Outdoors
Tracy Arm may be the most amazing place I've ever seen. The contrast of kayaks against the shear vertical walls that rise hundreds of feet from the icy water makes the place seem more suitable for giants than our group.
A Trip South: The surge of Tracy Arm 070412 OUTDOORS 1 For the Capital City Weekly Tracy Arm may be the most amazing place I've ever seen. The contrast of kayaks against the shear vertical walls that rise hundreds of feet from the icy water makes the place seem more suitable for giants than our group.

File Photo By Sarah Day

The Sawyer Glacier on a sunny day in July, 2011.

Wednesday, July 04, 2012

Story last updated at 7/4/2012 - 1:42 pm

A Trip South: The surge of Tracy Arm

Tracy Arm may be the most amazing place I've ever seen. The contrast of kayaks against the shear vertical walls that rise hundreds of feet from the icy water makes the place seem more suitable for giants than our group.

Our last day up the arm led us to a camp spot named Feng Shui Heights, which sits just before the North Sawyer Glacier. The site could have been inhabited by mounted goats due to its steep rocky ledges but we were told that our family of kayaks could find a temporary home there. As we paddled through the iceberg fragments, waving to the seals as we passed, we scanned the sides for any sign of Feng Shui Heights in slight disbelief that it would even be possible to get out of our boats.

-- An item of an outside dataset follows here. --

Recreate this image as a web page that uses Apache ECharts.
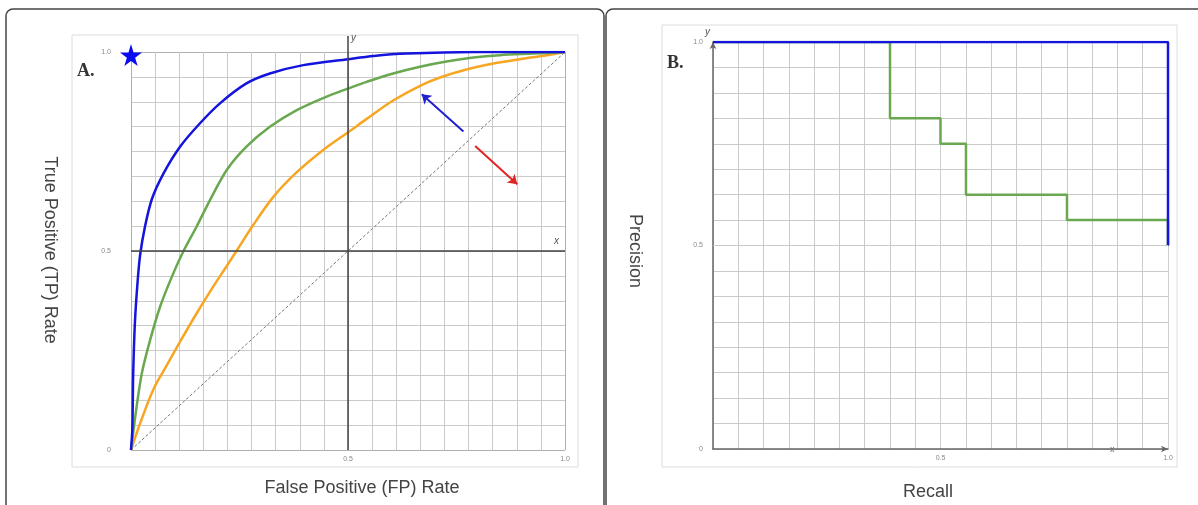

The sea was just reaching high tide, an essential condition for safe entrance to this site, when we noticed a small point coming down and jutting out into the water. Sure that there was no other option, we paddled up and confirmed the location. There were two entrances, one on each side of the point, and each was only large enough for two boats to unload at a time. Max and I pulled our boat in first and began quickly removing bags while making sure to steady the boat from smashing against the unforgiving rocks.

All was going well until we heard a loud boom come roaring down the arm. "Get ready for the surge!" I heard someone shout from behind. The North Sawyer had caved and the chunk of ice was sending a big wave our way. Before we knew it, we saw our boat rise nearly three feet as water flooded over the rock ledge. With Max holding the boat and I now frantically heaving bags to safety, the boat subsequently dropped as the water was sucked back out. This continued as boat after boat pulled up, unloaded, and was carried up onto the ledge to a safe resting spot. When the chaos was over and all 15 boats were safely stashed for the night, we climbed up the series of ledges to peer out toward the magnificent ice flow that had been giving us so much trouble.

We went to bed that night high up on the mountainside surrounded by flowing waterfalls thinking we had reached nirvana. The only thing keeping us from it was the 4 a.m. high tide we would need to catch the following morning in order to make it out safely. It's hard to fully appreciate the power that a place like Tracy Arm has until you're tossed into it with nothing but your own physical strength to help you and this experience is one that I will never forget.